**Directions for this task**. Copy all of the material exactly. Pictures are not to appear in the copy.

_ _ _

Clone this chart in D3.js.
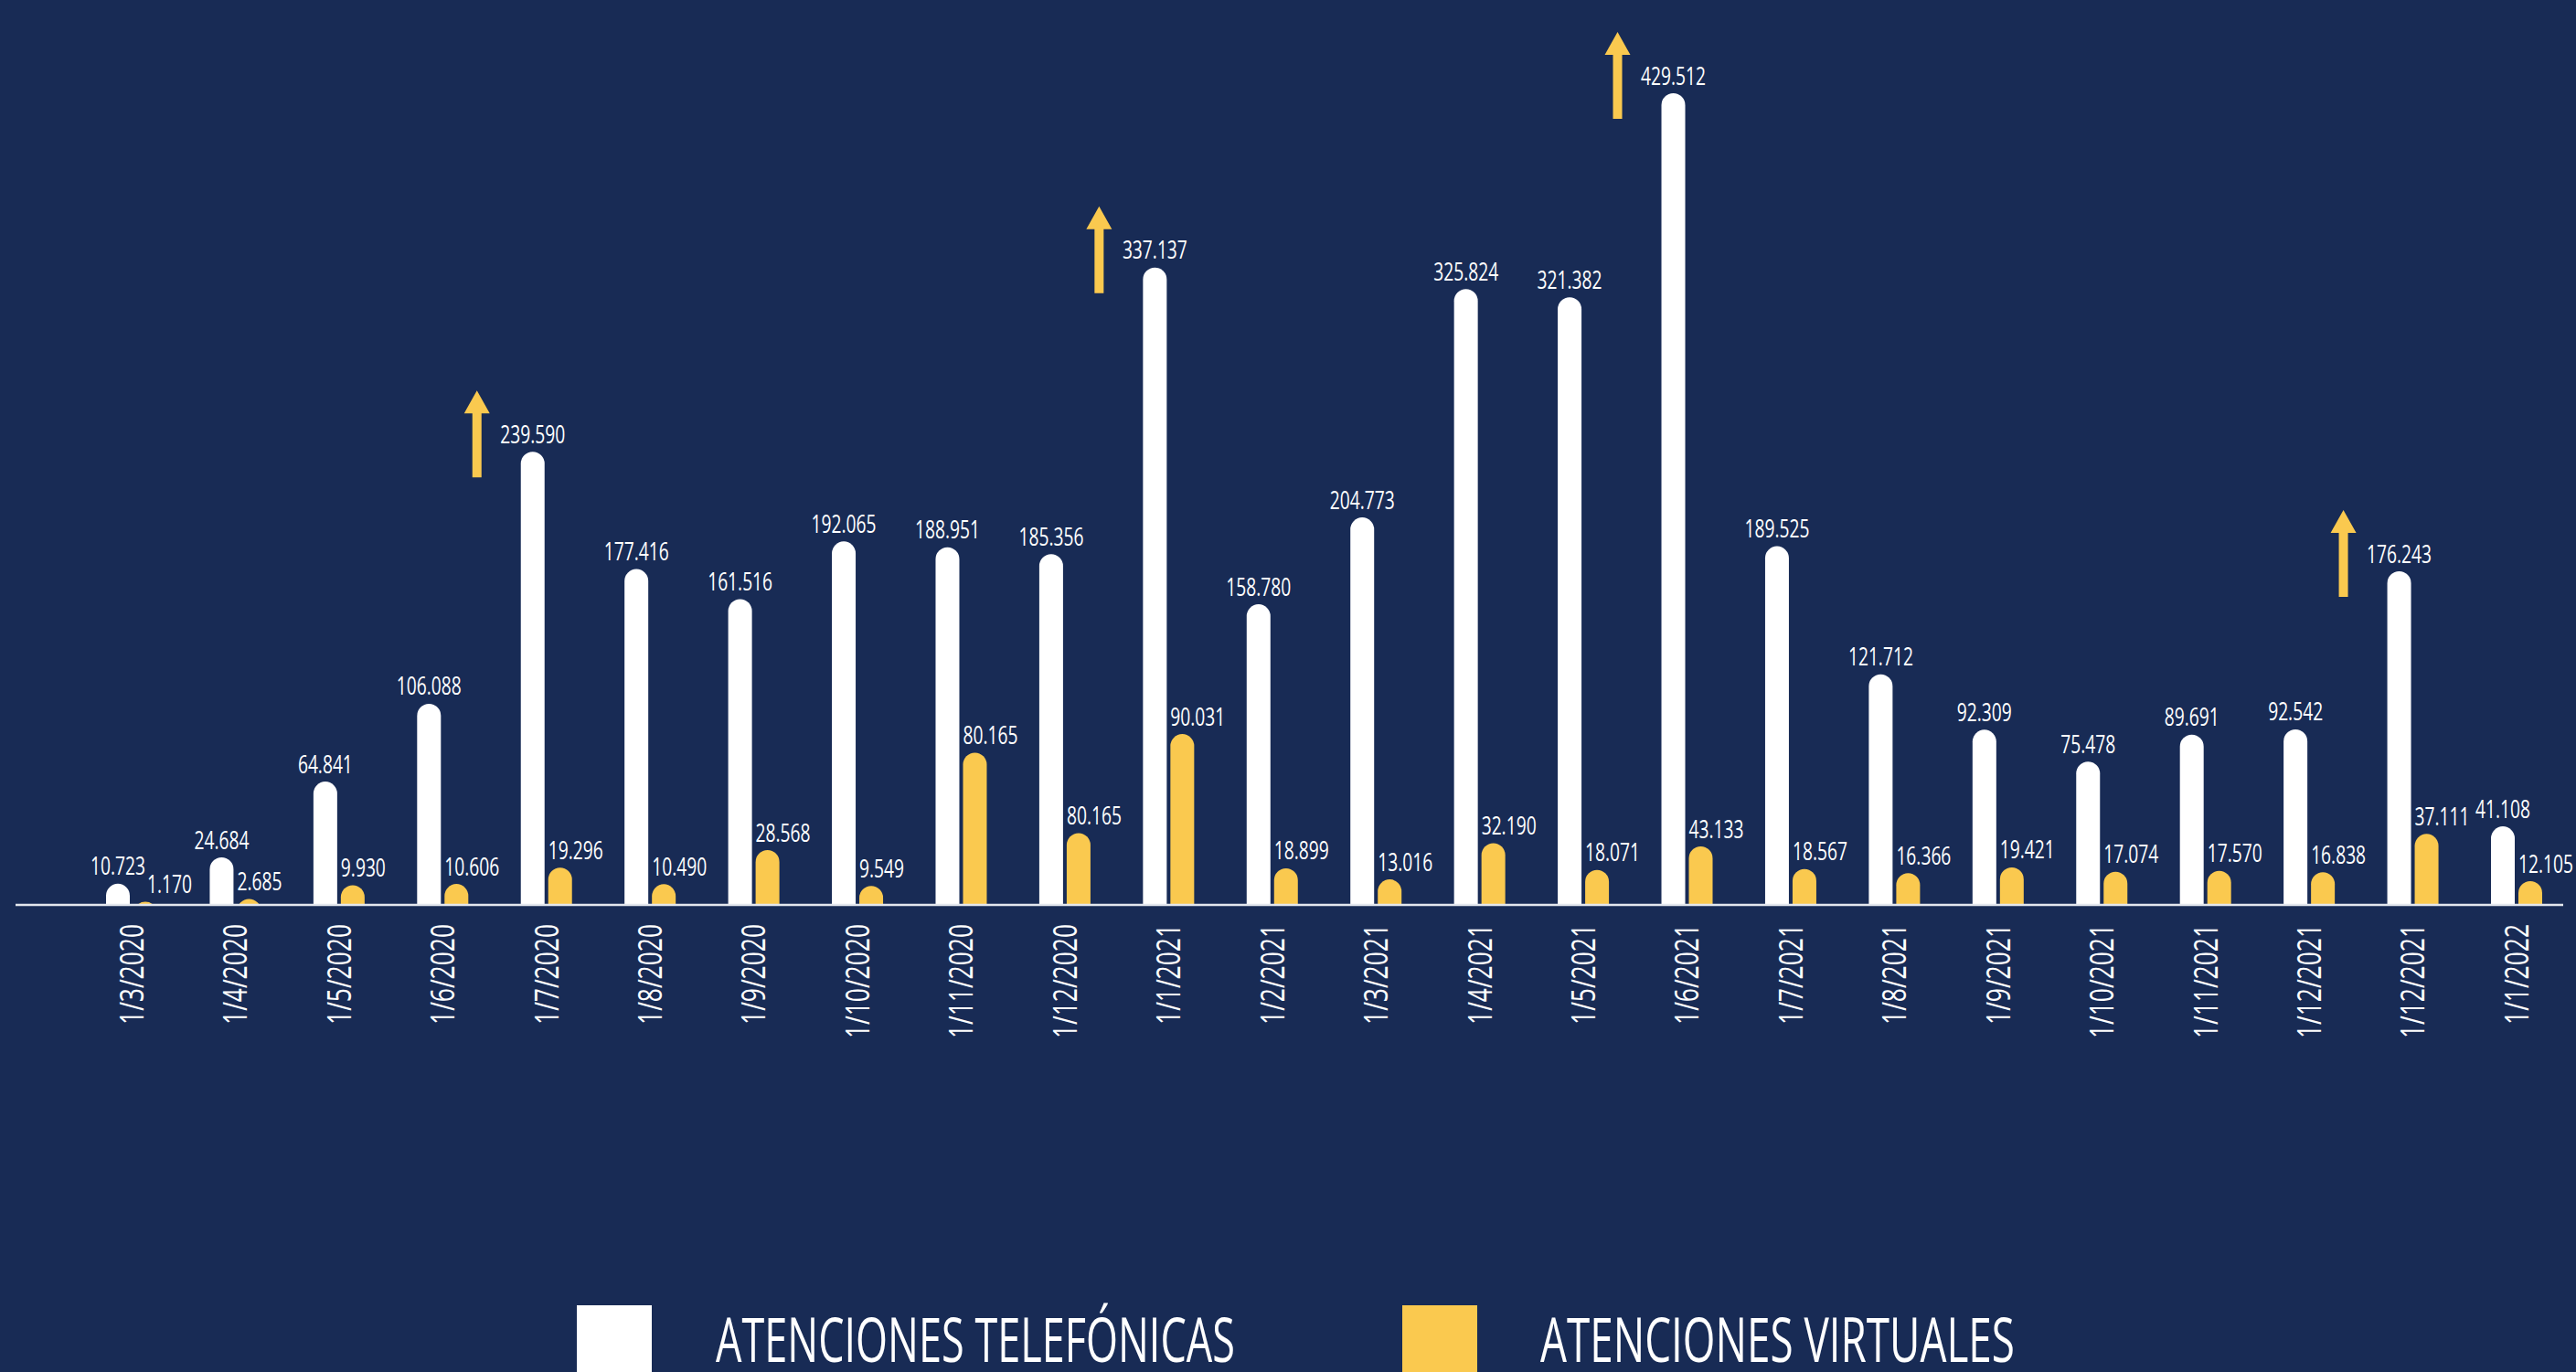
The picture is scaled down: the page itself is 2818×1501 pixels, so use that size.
<!DOCTYPE html>
<html><head><meta charset="utf-8">
<script src="https://cdn.jsdelivr.net/npm/d3@7"></script>
<style>html,body{margin:0;padding:0;background:#182b55;overflow:hidden}</style>
</head><body><svg id="c" width="2818" height="1501"></svg>
<script>
const categories = ["1/3/2020","1/4/2020","1/5/2020","1/6/2020","1/7/2020","1/8/2020","1/9/2020","1/10/2020","1/11/2020","1/12/2020","1/1/2021","1/2/2021","1/3/2021","1/4/2021","1/5/2021","1/6/2021","1/7/2021","1/8/2021","1/9/2021","1/10/2021","1/11/2021","1/12/2021","1/12/2021","1/1/2022"];
const telefonicas = [10723,24684,64841,106088,239590,177416,161516,192065,188951,185356,337137,158780,204773,325824,321382,429512,189525,121712,92309,75478,89691,92542,176243,41108];
// bar heights of the virtual series as drawn in the picture
const virtuales = [1170,2685,9930,10606,19296,10490,28568,9549,80165,37500,90031,18899,13016,32190,18071,30500,18567,16366,19421,17074,17570,16838,37111,12105];
// printed labels of the virtual series
const virtualesLabels = ["1.170","2.685","9.930","10.606","19.296","10.490","28.568","9.549","80.165","80.165","90.031","18.899","13.016","32.190","18.071","43.133","18.567","16.366","19.421","17.074","17.570","16.838","37.111","12.105"];
const arrowIndex = [4,10,15,22];
const seriesNames = ["ATENCIONES TELEFÓNICAS","ATENCIONES VIRTUALES"];

const COL = {bg:"#182b55", tel:"#ffffff", vir:"#fac94f", axis:"#e3e7ee", text:"#ffffff"};
const FONT = "'Open Sans', 'Noto Sans', sans-serif";
const WEIGHT = 500;
const W = 2818, H = 1501;
const svg = d3.select("#c");
svg.append("rect").attr("width", W).attr("height", H).attr("fill", COL.bg);

const baseY = 989;
const x = d3.scalePoint().domain(d3.range(categories.length)).range([144, 2753]);
const y = d3.scaleLinear().domain([0, 429512]).range([baseY, 102]);
const barW = 26, off = 15;
const fmt = d3.formatLocale({decimal: ",", thousands: ".", grouping: [3], currency: ["", ""]}).format(",d");

function textWidth(sample, size) {
  const t = svg.append("text").attr("font-family", FONT).attr("font-weight", WEIGHT).attr("font-size", size).text(sample);
  const w = t.node().getComputedTextLength();
  t.remove();
  return w;
}
const valSize = 28, tickSize = 37, legSize = 68;
const valScale = 60 / textWidth("10.723", valSize);
const tickScale = 110 / textWidth("1/3/2020", tickSize);

svg.append("defs").append("clipPath").attr("id", "clipBase")
  .append("rect").attr("x", 0).attr("y", 0).attr("width", W).attr("height", baseY);

const bars = svg.append("g").attr("clip-path", "url(#clipBase)");
bars.selectAll("rect.tel").data(telefonicas).join("rect").attr("class", "tel")
  .attr("x", (d, i) => x(i) - off - barW / 2)
  .attr("y", d => y(d))
  .attr("width", barW)
  .attr("height", d => baseY - y(d) + barW)
  .attr("rx", barW / 2)
  .attr("fill", COL.tel);
bars.selectAll("rect.vir").data(virtuales).join("rect").attr("class", "vir")
  .attr("x", (d, i) => x(i) + off - barW / 2)
  .attr("y", d => y(d))
  .attr("width", barW)
  .attr("height", d => baseY - y(d) + barW)
  .attr("rx", barW / 2)
  .attr("fill", COL.vir);

// axis line
svg.append("line").attr("x1", 17).attr("x2", 2804).attr("y1", baseY + 1).attr("y2", baseY + 1)
  .attr("stroke", COL.axis).attr("stroke-width", 2.5);

// value labels
const labels = svg.append("g").attr("font-family", FONT).attr("font-weight", WEIGHT)
  .attr("font-size", valSize).attr("fill", COL.text);
const whiteRight = telefonicas.map((d, i) => x(i) - off + textWidth(fmt(d), valSize) * valScale / 2);
labels.selectAll("text.tel").data(telefonicas).join("text").attr("class", "tel")
  .attr("text-anchor", "middle")
  .attr("transform", (d, i) => `translate(${x(i) - off},${y(d) - 9.5}) scale(${valScale},1)`)
  .text(d => fmt(d));
labels.selectAll("text.vir").data(virtuales).join("text").attr("class", "vir")
  .attr("text-anchor", "start")
  .attr("transform", (d, i) => {
    let lx = x(i) + off - barW / 2;
    if (Math.abs(y(d) - y(telefonicas[i])) < 24) lx = Math.max(lx, whiteRight[i] + 2);
    return `translate(${lx},${y(d) - 9.5}) scale(${valScale},1)`;
  })
  .text((d, i) => virtualesLabels[i]);

// x axis
const xAxis = d3.axisBottom(x).tickSize(0).tickFormat(i => categories[i]);
const gx = svg.append("g").attr("transform", `translate(0,${baseY + 1})`).call(xAxis);
gx.select(".domain").remove();
gx.selectAll("text")
  .attr("font-family", FONT).attr("font-weight", WEIGHT).attr("font-size", tickSize).attr("fill", COL.text)
  .attr("x", 0).attr("y", 0).attr("dy", null)
  .attr("text-anchor", "end").attr("dominant-baseline", "central")
  .attr("transform", `translate(-2,21) rotate(-90) scale(${tickScale},1)`);

// arrows
const arrowPath = (cx, tip) => {
  const hw = 14, sw = 5, hh = 25, len = 95;
  return `M${cx},${tip} L${cx + hw},${tip + hh} L${cx + sw},${tip + hh} L${cx + sw},${tip + len} L${cx - sw},${tip + len} L${cx - sw},${tip + hh} L${cx - hw},${tip + hh} Z`;
};
svg.append("g").selectAll("path").data(arrowIndex).join("path")
  .attr("d", i => arrowPath(x(i) - off - 61, y(telefonicas[i]) - 67))
  .attr("fill", COL.vir);

// legend
const legX = [631, 1534], legTextX = [783, 1685], legW = [568, 519];
const leg = svg.append("g");
seriesNames.forEach((name, k) => {
  leg.append("rect").attr("x", legX[k]).attr("y", 1428).attr("width", 82).attr("height", 90)
    .attr("fill", k === 0 ? COL.tel : COL.vir);
  const s = legW[k] / textWidth(name, legSize);
  leg.append("text").attr("font-family", FONT).attr("font-weight", WEIGHT).attr("font-size", legSize).attr("fill", COL.text)
    .attr("transform", `translate(${legTextX[k]},1490) scale(${s},1)`)
    .text(name);
});
</script>
</body></html>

_ _ _

**Exercise solution**.
Clone this chart in D3.js.
The picture is scaled down: the page itself is 2818×1501 pixels, so use that size.
<!DOCTYPE html>
<html><head><meta charset="utf-8">
<script src="https://cdn.jsdelivr.net/npm/d3@7"></script>
<style>html,body{margin:0;padding:0;background:#182b55;overflow:hidden}</style>
</head><body><svg id="c" width="2818" height="1501"></svg>
<script>
const categories = ["1/3/2020","1/4/2020","1/5/2020","1/6/2020","1/7/2020","1/8/2020","1/9/2020","1/10/2020","1/11/2020","1/12/2020","1/1/2021","1/2/2021","1/3/2021","1/4/2021","1/5/2021","1/6/2021","1/7/2021","1/8/2021","1/9/2021","1/10/2021","1/11/2021","1/12/2021","1/12/2021","1/1/2022"];
const telefonicas = [10723,24684,64841,106088,239590,177416,161516,192065,188951,185356,337137,158780,204773,325824,321382,429512,189525,121712,92309,75478,89691,92542,176243,41108];
// bar heights of the virtual series as drawn in the picture
const virtuales = [1170,2685,9930,10606,19296,10490,28568,9549,80165,37500,90031,18899,13016,32190,18071,30500,18567,16366,19421,17074,17570,16838,37111,12105];
// printed labels of the virtual series
const virtualesLabels = ["1.170","2.685","9.930","10.606","19.296","10.490","28.568","9.549","80.165","80.165","90.031","18.899","13.016","32.190","18.071","43.133","18.567","16.366","19.421","17.074","17.570","16.838","37.111","12.105"];
const arrowIndex = [4,10,15,22];
const seriesNames = ["ATENCIONES TELEFÓNICAS","ATENCIONES VIRTUALES"];

const COL = {bg:"#182b55", tel:"#ffffff", vir:"#fac94f", axis:"#e3e7ee", text:"#ffffff"};
const FONT = "'Open Sans', 'Noto Sans', sans-serif";
const WEIGHT = 500;
const W = 2818, H = 1501;
const svg = d3.select("#c");
svg.append("rect").attr("width", W).attr("height", H).attr("fill", COL.bg);

const baseY = 989;
const x = d3.scalePoint().domain(d3.range(categories.length)).range([144, 2753]);
const y = d3.scaleLinear().domain([0, 429512]).range([baseY, 102]);
const barW = 26, off = 15;
const fmt = d3.formatLocale({decimal: ",", thousands: ".", grouping: [3], currency: ["", ""]}).format(",d");

function textWidth(sample, size) {
  const t = svg.append("text").attr("font-family", FONT).attr("font-weight", WEIGHT).attr("font-size", size).text(sample);
  const w = t.node().getComputedTextLength();
  t.remove();
  return w;
}
const valSize = 28, tickSize = 37, legSize = 68;
const valScale = 60 / textWidth("10.723", valSize);
const tickScale = 110 / textWidth("1/3/2020", tickSize);

svg.append("defs").append("clipPath").attr("id", "clipBase")
  .append("rect").attr("x", 0).attr("y", 0).attr("width", W).attr("height", baseY);

const bars = svg.append("g").attr("clip-path", "url(#clipBase)");
bars.selectAll("rect.tel").data(telefonicas).join("rect").attr("class", "tel")
  .attr("x", (d, i) => x(i) - off - barW / 2)
  .attr("y", d => y(d))
  .attr("width", barW)
  .attr("height", d => baseY - y(d) + barW)
  .attr("rx", barW / 2)
  .attr("fill", COL.tel);
bars.selectAll("rect.vir").data(virtuales).join("rect").attr("class", "vir")
  .attr("x", (d, i) => x(i) + off - barW / 2)
  .attr("y", d => y(d))
  .attr("width", barW)
  .attr("height", d => baseY - y(d) + barW)
  .attr("rx", barW / 2)
  .attr("fill", COL.vir);

// axis line
svg.append("line").attr("x1", 17).attr("x2", 2804).attr("y1", baseY + 1).attr("y2", baseY + 1)
  .attr("stroke", COL.axis).attr("stroke-width", 2.5);

// value labels
const labels = svg.append("g").attr("font-family", FONT).attr("font-weight", WEIGHT)
  .attr("font-size", valSize).attr("fill", COL.text);
const whiteRight = telefonicas.map((d, i) => x(i) - off + textWidth(fmt(d), valSize) * valScale / 2);
labels.selectAll("text.tel").data(telefonicas).join("text").attr("class", "tel")
  .attr("text-anchor", "middle")
  .attr("transform", (d, i) => `translate(${x(i) - off},${y(d) - 9.5}) scale(${valScale},1)`)
  .text(d => fmt(d));
labels.selectAll("text.vir").data(virtuales).join("text").attr("class", "vir")
  .attr("text-anchor", "start")
  .attr("transform", (d, i) => {
    let lx = x(i) + off - barW / 2;
    if (Math.abs(y(d) - y(telefonicas[i])) < 24) lx = Math.max(lx, whiteRight[i] + 2);
    return `translate(${lx},${y(d) - 9.5}) scale(${valScale},1)`;
  })
  .text((d, i) => virtualesLabels[i]);

// x axis
const xAxis = d3.axisBottom(x).tickSize(0).tickFormat(i => categories[i]);
const gx = svg.append("g").attr("transform", `translate(0,${baseY + 1})`).call(xAxis);
gx.select(".domain").remove();
gx.selectAll("text")
  .attr("font-family", FONT).attr("font-weight", WEIGHT).attr("font-size", tickSize).attr("fill", COL.text)
  .attr("x", 0).attr("y", 0).attr("dy", null)
  .attr("text-anchor", "end").attr("dominant-baseline", "central")
  .attr("transform", `translate(-2,21) rotate(-90) scale(${tickScale},1)`);

// arrows
const arrowPath = (cx, tip) => {
  const hw = 14, sw = 5, hh = 25, len = 95;
  return `M${cx},${tip} L${cx + hw},${tip + hh} L${cx + sw},${tip + hh} L${cx + sw},${tip + len} L${cx - sw},${tip + len} L${cx - sw},${tip + hh} L${cx - hw},${tip + hh} Z`;
};
svg.append("g").selectAll("path").data(arrowIndex).join("path")
  .attr("d", i => arrowPath(x(i) - off - 61, y(telefonicas[i]) - 67))
  .attr("fill", COL.vir);

// legend
const legX = [631, 1534], legTextX = [783, 1685], legW = [568, 519];
const leg = svg.append("g");
seriesNames.forEach((name, k) => {
  leg.append("rect").attr("x", legX[k]).attr("y", 1428).attr("width", 82).attr("height", 90)
    .attr("fill", k === 0 ? COL.tel : COL.vir);
  const s = legW[k] / textWidth(name, legSize);
  leg.append("text").attr("font-family", FONT).attr("font-weight", WEIGHT).attr("font-size", legSize).attr("fill", COL.text)
    .attr("transform", `translate(${legTextX[k]},1490) scale(${s},1)`)
    .text(name);
});
</script>
</body></html>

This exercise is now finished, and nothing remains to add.